Elder representatives of the religious sector and civic society sit behind a banner that reads “There must not be any more war on the peninsula” during a press conference at the Korea Press Foundation,
A total of 137 elders and leaders from the country’s six main religious groups - Catholicism, Protestantism, Buddhism, Won-Buddhism, Cheondoism, and Sungkyunkwan - along with civil society issued an appeal Wednesday urging efforts between North Korea and South Korea to “prevent war and establish peace on the Korean Peninsula.”
“There must not be any more war on the peninsula,” the appeal stated.
At a press conference Wednesday afternoon at the Korea Press Foundation in Seoul’s Jung District, the leaders called for a halt to all aggressive military actions and provocative statements and behavior between North Korea and South Korea and the formulation of basic measures to establish a firm national security posture and peace on the Korean Peninsula.
“What we need now is a firm determination and efforts from Korean society to maintain peace,” the leaders said.
The leaders also said that such measures for peace “must start with the restoration of dialogue between North Korea and South Korea.”
“North Korea and South Korea must work together through dialogue to find a plan for preventing military clashes in the West Sea and establishing peace,” they said.

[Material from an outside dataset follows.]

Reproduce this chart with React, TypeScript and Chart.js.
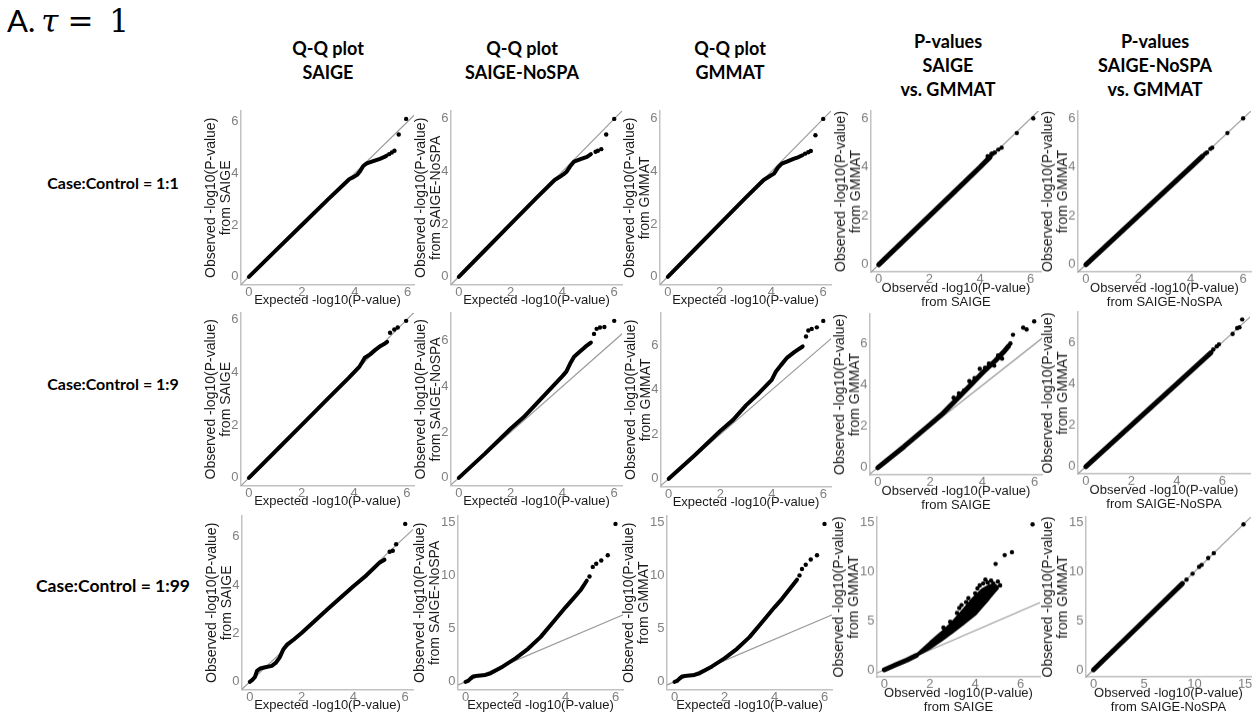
import React, { useEffect, useRef } from "react";
import { Chart, registerables } from "chart.js";
Chart.register(...registerables);

// ---------------- data ----------------
const figureTitleLetter = "A.";
const figureTitleSymbol = "τ";
const figureTitleRest = "= 1";
const rowLabels = ["Case:Control = 1:1", "Case:Control = 1:9", "Case:Control = 1:99"];
const colHeaders = [
  ["Q-Q plot", "SAIGE"],
  ["Q-Q plot", "SAIGE-NoSPA"],
  ["Q-Q plot", "GMMAT"],
  ["P-values", "SAIGE", "vs. GMMAT"],
  ["P-values", "SAIGE-NoSPA", "vs. GMMAT"],
];
const xTitles = [
  ["Expected -log10(P-value)"],
  ["Expected -log10(P-value)"],
  ["Expected -log10(P-value)"],
  ["Observed -log10(P-value)", "from SAIGE"],
  ["Observed -log10(P-value)", "from SAIGE-NoSPA"],
];
const yTitles = [
  ["Observed -log10(P-value)", "from SAIGE"],
  ["Observed -log10(P-value)", "from SAIGE-NoSPA"],
  ["Observed -log10(P-value)", "from GMMAT"],
  ["Observed -log10(P-value)", "from GMMAT"],
  ["Observed -log10(P-value)", "from GMMAT"],
];
const smallTicks = [0, 2, 4, 6];
const largeTicks = [0, 5, 10, 15];
const diagonal = [-1, 16];

// Row 1 (1:1)
const r1c1Curve = [[0,0],[1,1],[2,2],[3,3],[3.8,3.78],[3.95,3.85],[4.1,3.95],[4.2,4.08],[4.32,4.28],[4.45,4.38],[4.7,4.47],[4.95,4.56],[5.1,4.62],[5.2,4.68]];
const r1c1Tail = [[5.3,4.74],[5.4,4.8],[5.5,4.87],[5.66,5.5],[5.94,6.1]];
const r1c2Curve = [[0,0],[1,1],[2,2],[3,3],[3.7,3.68],[3.9,3.8],[4.05,3.9],[4.15,3.98],[4.3,4.2],[4.45,4.38],[4.7,4.47],[4.95,4.56],[5.1,4.66]];
const r1c2Tail = [[5.28,4.75],[5.37,4.79],[5.5,4.85],[5.69,5.41],[6.0,6.0]];
const r1c3Curve = [[0,0],[1,1],[2,2],[3,3],[3.7,3.68],[3.9,3.8],[4.1,3.92],[4.25,4.15],[4.4,4.3],[4.6,4.38],[4.85,4.48],[5.05,4.55],[5.2,4.62]];
const r1c3Tail = [[5.3,4.68],[5.42,4.73],[5.52,4.78],[5.7,5.38],[6.0,6.0]];
const r1c4Curve = [[0,0],[1,1],[2,2],[3,3],[4,4],[4.4,4.42]];
const r1c4Tail = [[4.3,4.45],[4.45,4.55],[4.5,4.55],[4.58,4.6],[4.72,4.72],[4.85,4.8],[5.45,5.4],[6.1,6.0]];
const r1c5Curve = [[0,0],[2,2],[4,4],[4.45,4.45]];
const r1c5Tail = [[4.55,4.55],[4.62,4.6],[4.75,4.75],[4.82,4.8],[5.4,5.4],[6.0,6.0]];

// Row 2 (1:9)
const r2c1Curve = [[0,0],[1,1],[2,2],[3,3],[3.8,3.8],[4.2,4.22],[4.3,4.38],[4.4,4.55],[4.6,4.68],[4.8,4.85],[5.0,5.0],[5.15,5.08],[5.25,5.15]];
const r2c1Tail = [[5.36,5.5],[5.52,5.62],[5.65,5.7],[5.97,5.95]];
const r2c2Curve = [[0,0],[1,1.05],[2,2.15],[2.5,2.65],[3,3.25],[3.5,3.85],[4.0,4.45],[4.15,4.65],[4.3,5.0],[4.45,5.3],[4.7,5.55],[4.9,5.75],[5.1,5.92]];
const r2c2Tail = [[5.22,6.3],[5.32,6.52],[5.45,6.58],[5.62,6.6],[6.0,6.87]];
const r2c3Curve = [[0,0],[1,1.05],[2,2.15],[2.5,2.65],[3,3.3],[3.5,3.85],[4.0,4.45],[4.15,4.8],[4.35,5.1],[4.6,5.45],[4.9,5.72],[5.2,5.95]];
const r2c3Tail = [[5.33,6.4],[5.42,6.67],[5.55,6.74],[5.75,6.81],[6.0,7.1]];
const r2c4Curve = [[0,0],[1,1.02],[2,2.1],[2.5,2.65],[3,3.3],[3.5,3.95],[4,4.6],[4.5,5.2],[4.8,5.6],[5.0,5.9]];
const r2c4Tail = [[2.9,3.4],[3.1,3.6],[3.3,3.75],[3.5,4.2],[3.7,4.35],[3.9,4.8],[4.1,4.85],[4.25,5.05],[4.45,4.95],[4.6,5.45],[4.75,5.3],[5.07,6.03],[5.17,6.45],[5.56,6.8],[5.69,6.71],[5.98,7.1]];
const r2c5Curve = [[0,0],[2,2],[4,4],[5.5,5.5]];
const r2c5Tail = [[5.6,5.65],[5.75,5.8],[5.85,5.9],[6.45,6.4],[6.65,6.68],[6.75,6.72],[6.87,7.1]];

// Row 3 (1:99)
const r3c1Curve = [[0,0],[0.1,0.08],[0.2,0.2],[0.28,0.45],[0.4,0.55],[0.6,0.6],[0.85,0.66],[1.0,0.78],[1.15,1.0],[1.3,1.35],[1.45,1.55],[1.7,1.75],[2,2.02],[3,3.0],[4,3.95],[4.5,4.4],[5,4.92],[5.2,5.05]];
const r3c1Tail = [[5.4,5.38],[5.52,5.42],[5.65,5.69],[6.0,6.53]];
const r3c2Curve = [[0,0],[0.1,0.08],[0.2,0.3],[0.3,0.5],[0.5,0.58],[0.8,0.65],[1.0,0.8],[1.5,1.45],[2.0,2.2],[2.5,3.1],[3.0,4.2],[3.5,5.6],[4.0,7.0],[4.3,7.8],[4.6,8.6],[4.85,9.5]];
const r3c2Tail = [[4.96,9.9],[5.09,10.8],[5.23,11.1],[5.43,11.4],[5.69,11.9],[6.0,14.84]];
const r3c3Curve = [[0,0],[0.1,0.08],[0.2,0.3],[0.3,0.5],[0.5,0.58],[0.8,0.65],[1.0,0.8],[1.5,1.45],[2.0,2.2],[2.5,3.1],[3.0,4.2],[3.5,5.6],[4.0,7.0],[4.3,7.8],[4.6,8.7],[4.9,9.6]];
const r3c3Tail = [[5.0,10.0],[5.1,10.6],[5.25,11.0],[5.45,11.5],[5.7,11.9],[6.0,14.84]];
const r3c4Curve = [[0,0],[0.5,0.5],[1.0,1.0],[1.4,1.45]];
const r3c4Lower = [[1.4,1.38],[2.0,2.15],[2.5,2.95],[3.0,3.8],[3.5,4.7],[4.0,5.6],[4.3,6.4],[4.6,7.2],[4.85,7.9],[5.0,8.3]];
const r3c4Upper = [[1.4,1.52],[2.0,2.8],[2.5,3.8],[3.0,4.9],[3.5,6.2],[3.9,7.3],[4.3,8.2],[4.6,8.6],[4.85,8.7],[5.0,8.5]];
const r3c4Tail = [[2.6,4.3],[2.9,4.9],[3.2,5.8],[3.3,6.3],[3.4,6.6],[3.6,6.9],[3.7,7.3],[3.8,6.8],[4.0,7.8],[4.1,8.3],[4.2,8.6],[4.35,8.8],[4.45,9.2],[4.55,8.9],[4.7,9.1],[4.8,8.8],[4.9,10.8],[5.0,9.0],[5.1,8.6],[5.3,11.7],[5.62,12.0],[6.53,14.84]];
const r3c5Curve = [[0,0],[5,5],[8.8,8.8]];
const r3c5Tail = [[9.2,9.2],[9.8,9.8],[10.45,10.5],[10.7,10.7],[11.35,11.4],[11.9,11.9],[14.84,14.84]];

const panelSeries = [
  [
    { curve: r1c1Curve, tail: r1c1Tail },
    { curve: r1c2Curve, tail: r1c2Tail },
    { curve: r1c3Curve, tail: r1c3Tail },
    { curve: r1c4Curve, tail: r1c4Tail },
    { curve: r1c5Curve, tail: r1c5Tail },
  ],
  [
    { curve: r2c1Curve, tail: r2c1Tail },
    { curve: r2c2Curve, tail: r2c2Tail },
    { curve: r2c3Curve, tail: r2c3Tail },
    { curve: r2c4Curve, tail: r2c4Tail },
    { curve: r2c5Curve, tail: r2c5Tail },
  ],
  [
    { curve: r3c1Curve, tail: r3c1Tail },
    { curve: r3c2Curve, tail: r3c2Tail },
    { curve: r3c3Curve, tail: r3c3Tail },
    { curve: r3c4Curve, tail: r3c4Tail, lower: r3c4Lower, upper: r3c4Upper },
    { curve: r3c5Curve, tail: r3c5Tail },
  ],
];
const panelXTicks = [
  [smallTicks, smallTicks, smallTicks, smallTicks, smallTicks],
  [smallTicks, smallTicks, smallTicks, smallTicks, smallTicks],
  [smallTicks, smallTicks, smallTicks, smallTicks, largeTicks],
];
const panelYTicks = [
  [smallTicks, smallTicks, smallTicks, smallTicks, smallTicks],
  [smallTicks, smallTicks, smallTicks, smallTicks, smallTicks],
  [smallTicks, largeTicks, largeTicks, largeTicks, largeTicks],
];

// ---------------- layout (plot areas: left, top, right, bottom) ----------------
const plotBoxes = [
  [[241,108,414,285],[451,108,622,285],[660,108,831,285],[871,108,1041,272],[1078,108,1251,272]],
  [[241,310,414,486],[451,310,622,486],[661,310,831,487],[870,311,1042,475],[1078,309,1250,474]],
  [[242,513,413,690],[458,513,623,690],[667,513,832,690],[877,514,1040,677],[1086,514,1251,677]],
];
const headerCenters = [328, 522, 730, 948, 1155];
const rowCenters = [183, 384, 586];

const FONT = '"Liberation Sans", Arial, Helvetica, sans-serif';
const TICK_COLOR = "#808080";
const TITLE_COLOR = "#1a1a1a";
const AXIS_COLOR = "#c2c2c2";
const DIAG_COLOR = "#9c9c9c";
const LW = 48, TP = 6, RP = 8;
const XT_SIZE = 13, XT_LH = 1.12;
const YT_SIZE = 14, YT_LH = 1.1;
const TICK_SIZE = 13;

const toPts = (a: number[][]) => a.map(([x, y]) => ({ x, y }));

function Panel({ r, c }: { r: number; c: number }) {
  const ref = useRef<HTMLCanvasElement>(null);
  const s: any = panelSeries[r][c];
  const [l, t, rt, b] = plotBoxes[r][c];
  const xLines = xTitles[c];
  const bh = 16 + (XT_SIZE * XT_LH) / 2 + XT_SIZE * XT_LH * (xLines.length - 1);
  const W = LW + (rt - l) + RP;
  const H = TP + (b - t) + bh;
  useEffect(() => {
    const all = [...s.curve, ...s.tail, ...(s.lower || []), ...(s.upper || [])];
    const xMax = Math.max(...all.map((p: number[]) => p[0]));
    const yMax = Math.max(...all.map((p: number[]) => p[1]));
    const xt = panelXTicks[r][c];
    const yt = panelYTicks[r][c];
    const twoDigit = yt[yt.length - 1] >= 10;
    const datasets: any[] = [];
    datasets.push({
      data: toPts(s.tail), showLine: false, pointRadius: 2.2,
      pointBackgroundColor: "#000", pointBorderWidth: 0,
    });
    if (s.lower) {
      datasets.push({
        data: toPts([...s.lower, ...s.upper.slice().reverse()]), showLine: true,
        fill: "shape", backgroundColor: "#000", borderColor: "#000", borderWidth: 2,
        borderJoinStyle: "round", pointRadius: 0,
      });
    }
    datasets.push({
      data: toPts(s.curve), showLine: true, borderColor: "#000",
      borderWidth: c >= 3 ? 5 : 4, pointRadius: 0, borderCapStyle: "round",
      borderJoinStyle: "round", fill: false,
    });
    datasets.push({
      data: toPts(diagonal.map((v) => [v, v])), showLine: true, borderColor: DIAG_COLOR,
      borderWidth: 1.2, pointRadius: 0, fill: false,
    });
    const chart = new Chart(ref.current as HTMLCanvasElement, {
      type: "scatter",
      data: { datasets },
      options: {
        responsive: false, animation: false, devicePixelRatio: 1, events: [],
        layout: { padding: { top: TP, right: RP, left: 0, bottom: 0 }, autoPadding: false },
        plugins: { legend: { display: false }, tooltip: { enabled: false } },
        scales: {
          x: {
            type: "linear", min: -0.05 * xMax, max: 1.05 * xMax,
            grid: { display: false, drawTicks: false },
            border: { display: true, color: AXIS_COLOR, width: 1.5 },
            ticks: { color: TICK_COLOR, font: { family: FONT, size: TICK_SIZE, lineHeight: 1.0 }, padding: 1, maxRotation: 0 },
            afterBuildTicks: (sc: any) => { sc.ticks = xt.map((v) => ({ value: v })); },
            afterFit: (sc: any) => { sc.height = bh; },
            title: {
              display: true, text: xLines, color: TITLE_COLOR,
              font: { family: FONT, size: XT_SIZE, lineHeight: XT_LH }, padding: { top: 0, bottom: 0 },
            },
          },
          y: {
            type: "linear", min: -0.05 * yMax, max: 1.05 * yMax,
            grid: { display: false, drawTicks: false },
            border: { display: true, color: AXIS_COLOR, width: 1.5 },
            ticks: { color: TICK_COLOR, font: { family: FONT, size: TICK_SIZE, lineHeight: 1.0 }, padding: 2.5 },
            afterBuildTicks: (sc: any) => { sc.ticks = yt.map((v) => ({ value: v })); },
            afterFit: (sc: any) => { sc.width = LW; },
            title: {
              display: true, text: yTitles[c], color: TITLE_COLOR,
              font: { family: FONT, size: YT_SIZE, lineHeight: YT_LH },
              padding: { top: twoDigit ? 2.5 : 10, bottom: 0 },
            },
          },
        },
      } as any,
    });
    return () => chart.destroy();
  }, []);
  return (
    <canvas
      ref={ref}
      width={W}
      height={H}
      style={{ position: "absolute", left: l - LW, top: t - TP, width: W, height: H }}
    />
  );
}

const centered: React.CSSProperties = {
  position: "absolute", transform: "translate(-50%, -50%)", whiteSpace: "nowrap",
  fontFamily: "Lato, 'Open Sans', sans-serif", fontWeight: 700, color: "#000", lineHeight: 1,
};

export default function App() {
  return (
    <div style={{ position: "absolute", left: 0, top: 0, width: 1260, height: 719, background: "#fff", overflow: "hidden" }}>
      <div style={{ position: "absolute", left: 7, top: 5, fontSize: 31, lineHeight: 1, whiteSpace: "nowrap", color: "#000" }}>
        <span style={{ fontFamily: "Lato, sans-serif" }}>{figureTitleLetter}</span>
        <span style={{ fontFamily: "'DejaVu Serif', serif", fontStyle: "italic", marginLeft: 6 }}>{figureTitleSymbol}</span>
        <span style={{ fontFamily: "'DejaVu Serif', serif", marginLeft: 9, wordSpacing: 6 }}>{figureTitleRest}</span>
      </div>
      {colHeaders.map((lines, c) =>
        lines.map((txt, i) => (
          <div key={`h${c}-${i}`} style={{ ...centered, left: headerCenters[c], top: (lines.length === 2 ? 48 : 41) + i * 24, fontSize: 18 }}>
            {txt}
          </div>
        ))
      )}
      {rowLabels.map((txt, r) => (
        <div key={`r${r}`} style={{ ...centered, left: 113, top: rowCenters[r], fontSize: r === 2 ? 17.5 : 16 }}>
          {txt}
        </div>
      ))}
      {panelSeries.map((row, r) => row.map((_, c) => <Panel key={`p${r}-${c}`} r={r} c={c} />))}
    </div>
  );
}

A number of conservatives also joined progressives to participate in Wednesday’s appeal. Protestant participants includes not only National Council of Churches in Korea General Secretary Kim Young-ju on the progressive side but also conservative figures like Christian Council of Korea Chairman Rhee Kwang-sun and Chairman-elect Kiel Ja-yeon, Korea Evangelical Fellowship General Secretary Kim Myung-hyuk, and Yoido Full Gospel Church's Rev. Lee Yong-hoon.
Kim Myung-hyuk said, “Now is not a time for speaking of hope, but a time for wailing and weeping.”
“It is fortunate that the CCK and NCC, the twin pillars of the Protestant church, can come together with a desire to achieve peace,” he added.
Among Buddhists, leaders participated from the four major orders, including Jogye Order administrative head Jaseung, Taego Order administrative head Ingong, Cheontae Order administrative head Jeongsan, and Jingak Order head Hyejeong. Also participating were the head monks of Tongdo, Haein, and Songgwang Temples, referred to as the “three jewels.”
Venerable Yeongdam, head of the Jogye Order’s administrative division, said that the Lee Myung-bak administration’s “Vision 3000” plan “is a failed policy that could not achieve North Korean denuclearization and openness or a $3,000 income for North Koreans.”
“Now, we must change the policy and proceed into dialogue,” he urged.
Other participants included Won-Buddhism administrative director Kim Ju-won, Cheondoism head Im Un-gil, and Sungkyunkwan head Choi Geun-deok.
Representatives from civil society included Seoul National University Emeritus Professor Paik Nak-chung, Committee for Implementation of the June 15 Joint Declaration South Korean branch Chairperson Kim Sang-geun, Peace Institute Director Yun Yeo-jun, Korean Sharing Movement Co-chairman In Myeon-jin, former Republic of Korea National Red Cross Chief Suh Young-hoon, Green Asia head Son Bong-ho, People’s Solidarity for Participatory Democracy Co-representative Chung Hyun-baek, Hope Institute executive director Park Won-soon. It also included novelists Jo Jeong-rae, Hwang Sok-yong, and Hyeon Gi-yeong, poet Shin Gyeong-rim, and attorneys Han Seung-heon, Park Jae-seung, Lee Seok-tae, Ha Chang-woo, and Baek Seung-heon.
In said, “Peace cannot be maintained simply through weapons, and the most important ways of preserving peace are through various exchanges between North Korea and South Korea and humanitarian aid to North Korea.”
“I hope the government acknowledges its error and remedies it,” In added.